Pbs_snapshot --obfuscate: how to deal with certain files?

Hi,

pbs_snapshot --obfuscate is supposed to anonymize sensitive information, but today it doesn’t anonymize everything, so I was working on fixing that. But I’m not sure how to anonymize certain files which are captured by pbs_snapshot today:

mom_priv/jobs/.JB files: These are binary files, but running grep on sensitive job attributes returns saying that this file contains those attributes. Should we bother? Should we leave them as it is, or delete them altogether when --obfuscate is provided?

system files:

  • output of ps aux
  • output of ps -leaf
    etc.
    These can also contain hostnames, jobnames, usernames etc. do we go through the effort of anonymizing them? Is it okay if we just don’t capture these when --obfuscate is provided?

@scc it would be great if you could provide some insights

Thanks,
Ravi

Hi @agrawalravi90, good questions. Here are my thoughts:

For JB files, maybe if we are using --obfuscate we can run printjob on the files and obfuscate the output and not actually collect the .JB files themselves? This would still be helpful for troubleshooting purposes, I feel. Typically these would be looked at to answer a question like “what substate was the job in on the host vs. what the server thought?”, or “was the session ID actually being traceked by the mom?”, and I think it is worth doing.
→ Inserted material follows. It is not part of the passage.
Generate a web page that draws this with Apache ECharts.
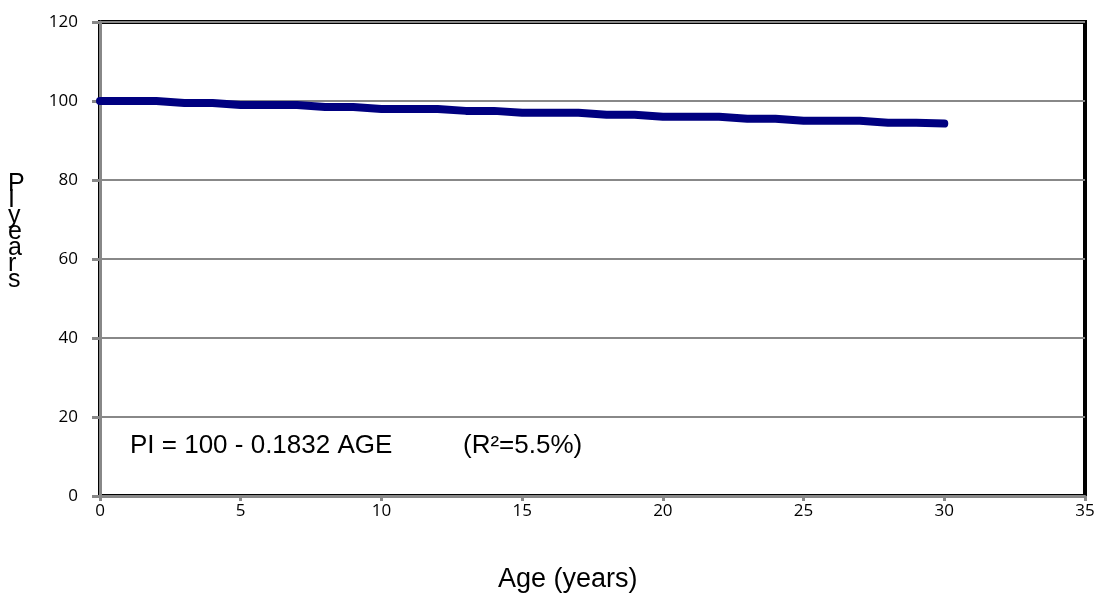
<!DOCTYPE html>
<html>
<head>
<meta charset="utf-8">
<script src="https://cdn.jsdelivr.net/npm/echarts@6/dist/echarts.min.js"></script>
<style>html,body{margin:0;padding:0;background:#fff}#c{width:1098px;height:602px}</style>
</head>
<body>
<div id="c"></div>
<script>
var ages = [0,1,2,3,4,5,6,7,8,9,10,11,12,13,14,15,16,17,18,19,20,21,22,23,24,25,26,27,28,29,30];
var piValues = [100,100,100,99.5,99.5,99,99,99,98.5,98.5,98,98,98,97.5,97.5,97,97,97,96.5,96.5,96,96,96,95.5,95.5,95,95,95,94.5,94.5,94.3];
var xTicks = {min:0, max:35, interval:5};
var yTicks = {min:0, max:120, interval:20};
var xTitle = 'Age (years)';
var yTitleLetters = ['P','I','y','e','a','r','s'];
var equationText = 'PI = 100 - 0.1832 AGE';
var r2Text = '(R\u00B2=5.5%)';

var chart = echarts.init(document.getElementById('c'));
chart.setOption({
  animation:false,
  backgroundColor:'#fff',
  grid:{left:100, right:13, top:22, bottom:106, show:true, borderColor:'#000', borderWidth:4, backgroundColor:'transparent'},
  xAxis:{type:'value', min:xTicks.min, max:xTicks.max, interval:xTicks.interval,
    axisLine:{show:true, onZero:false, lineStyle:{color:'#888', width:3}},
    axisTick:{show:true, length:5, lineStyle:{color:'#888', width:3}},
    axisLabel:{fontFamily:'Open Sans', fontSize:17, color:'#000', margin:7},
    splitLine:{show:false}},
  yAxis:{type:'value', min:yTicks.min, max:yTicks.max, interval:yTicks.interval,
    axisLine:{show:true, onZero:false, lineStyle:{color:'#888', width:3}},
    axisTick:{show:true, length:8, lineStyle:{color:'#888', width:3}},
    axisLabel:{fontFamily:'Open Sans', fontSize:17, color:'#000', margin:22},
    splitLine:{show:true, lineStyle:{color:'#888', width:2}}},
  graphic:[
    {type:'text', left:8, top:172, style:{text:yTitleLetters.join('\n'), font:'25px "Liberation Sans"', fill:'#000', lineHeight:16, textAlign:'left'}},
    {type:'text', left:130, top:433, style:{text:equationText, font:'26px "Liberation Sans"', fill:'#000'}},
    {type:'text', left:463, top:433, style:{text:r2Text, font:'26px "Liberation Sans"', fill:'#000'}},
    {type:'text', left:498, top:566, style:{text:xTitle, font:'27px "Liberation Sans"', fill:'#000'}}
  ],
  series:[{type:'line', data:ages.map(function(a,i){return [a, piValues[i]];}),
    showSymbol:false, smooth:false,
    lineStyle:{color:'#000080', width:8, cap:'round', join:'round'}, z:5}]
});
</script>
</body>
</html>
For system outputs like ps it is probably safest to simply not collect them when obfuscating, since we don’t know everything that COULD be sensitive (process names, args to the processes, etc.). But I think we only collect ps -leaf output, correct? So I think we’d only really have to obfuscate the UID and CMD fields, and for CMD what if we just obfuscate the whole thing as one replacement token, so “XXYY” could actually map to the entirety of something like “/usr/bin/dbus-daemon --system --address=systemd: --nofork --nopidfile --systemd-activation --syslog-only”, for example? Still a lot of effort?
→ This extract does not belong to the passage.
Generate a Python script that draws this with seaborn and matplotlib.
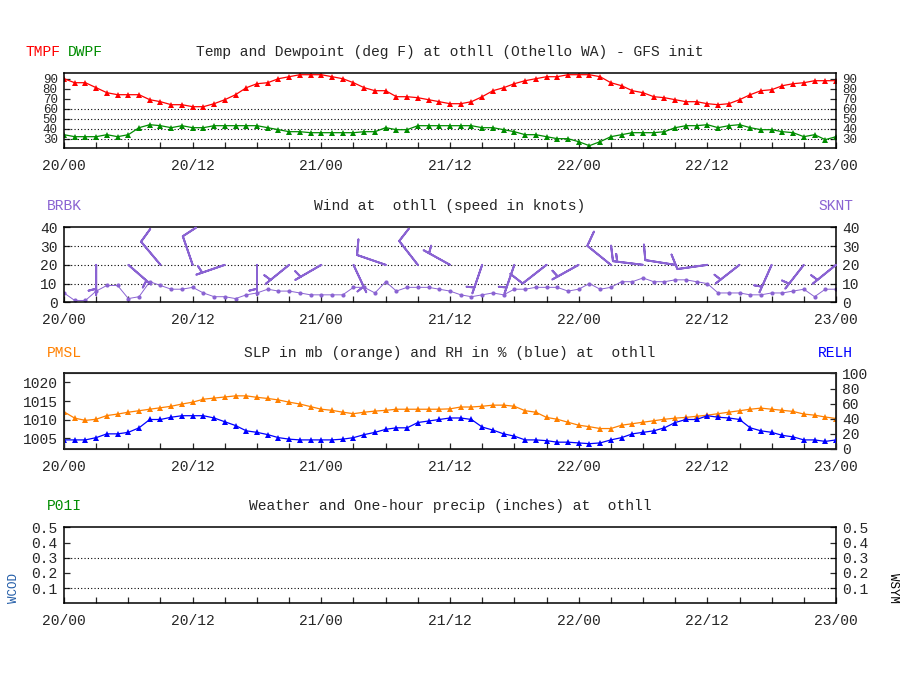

Thanks for the inputs @scc. For system outputs, we capture the following :

ps aux
ps -leaf
cat /etc/hosts
cat /etc/nsswitch.conf
lsof
vmstat
df -h
dmesg

Some of them could be pretty big, so is it really worth the effort to obfuscate all of them?

Hi @agrawalravi90,very sorry about the delayed response.
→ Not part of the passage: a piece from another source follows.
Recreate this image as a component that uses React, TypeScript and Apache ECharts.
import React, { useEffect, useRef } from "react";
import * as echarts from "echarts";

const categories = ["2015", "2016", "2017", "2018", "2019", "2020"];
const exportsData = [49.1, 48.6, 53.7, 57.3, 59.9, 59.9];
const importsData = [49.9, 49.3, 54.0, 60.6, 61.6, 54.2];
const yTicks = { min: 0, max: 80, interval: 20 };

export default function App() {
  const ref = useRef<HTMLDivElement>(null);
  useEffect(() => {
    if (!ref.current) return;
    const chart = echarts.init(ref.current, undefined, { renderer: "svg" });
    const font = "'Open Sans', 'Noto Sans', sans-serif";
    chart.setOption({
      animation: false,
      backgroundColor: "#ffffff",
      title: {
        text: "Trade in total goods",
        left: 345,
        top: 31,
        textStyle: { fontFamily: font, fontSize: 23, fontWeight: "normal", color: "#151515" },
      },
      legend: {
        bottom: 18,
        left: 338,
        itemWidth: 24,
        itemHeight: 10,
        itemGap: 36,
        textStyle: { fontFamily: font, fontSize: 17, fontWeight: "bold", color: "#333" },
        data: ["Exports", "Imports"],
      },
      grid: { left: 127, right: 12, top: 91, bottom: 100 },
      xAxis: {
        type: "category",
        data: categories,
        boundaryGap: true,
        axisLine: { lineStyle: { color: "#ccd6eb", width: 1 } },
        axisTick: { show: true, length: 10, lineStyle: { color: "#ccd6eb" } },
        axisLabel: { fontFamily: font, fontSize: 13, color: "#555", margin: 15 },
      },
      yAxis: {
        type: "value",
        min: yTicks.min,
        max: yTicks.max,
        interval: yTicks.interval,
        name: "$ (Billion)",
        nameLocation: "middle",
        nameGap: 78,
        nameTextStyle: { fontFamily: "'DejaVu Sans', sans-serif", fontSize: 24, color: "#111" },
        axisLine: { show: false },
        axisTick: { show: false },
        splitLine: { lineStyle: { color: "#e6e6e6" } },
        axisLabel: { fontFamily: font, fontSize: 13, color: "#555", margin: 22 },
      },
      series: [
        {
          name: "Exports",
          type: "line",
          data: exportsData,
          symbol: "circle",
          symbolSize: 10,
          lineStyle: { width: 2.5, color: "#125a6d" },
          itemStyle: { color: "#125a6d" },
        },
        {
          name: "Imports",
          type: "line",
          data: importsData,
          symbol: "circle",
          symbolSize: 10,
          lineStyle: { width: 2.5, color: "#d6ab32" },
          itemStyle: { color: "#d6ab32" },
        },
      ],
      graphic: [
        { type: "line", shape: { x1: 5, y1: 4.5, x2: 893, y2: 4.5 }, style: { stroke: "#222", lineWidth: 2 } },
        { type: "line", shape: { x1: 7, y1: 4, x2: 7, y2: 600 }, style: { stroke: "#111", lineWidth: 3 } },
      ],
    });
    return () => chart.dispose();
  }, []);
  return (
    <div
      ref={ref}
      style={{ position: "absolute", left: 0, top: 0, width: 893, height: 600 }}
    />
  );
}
Let’s just not collect anything in the system directory when --obfuscate is in use except for the following:

os_info
vmstat.out
process_info
pbs_hostn_v.out
pbs_probe_v.out

Hey @scc, we actually already fixed this as part of https://github.com/PBSPro/pbspro/pull/1096

the --obfuscate code was completely redesigned, we still capture all system filed with --obfuscate, we simply use regex(es) to remove sensitive information. Please refer to https://pbspro.atlassian.net/wiki/spaces/PD/pages/1233125400/Redesigning+pbs+snapshot+--obfuscate to see details of the algorithm. Please let me know if you think the new code suffices or if you’d still like to restrict capturing only the files that you listed above.

That’s right, I had forgotten, thanks. My response today was initiated when I found my partially composed response from April, and now you have reminded me why I did not actually post it previously. Sorry about the noise.

1 Like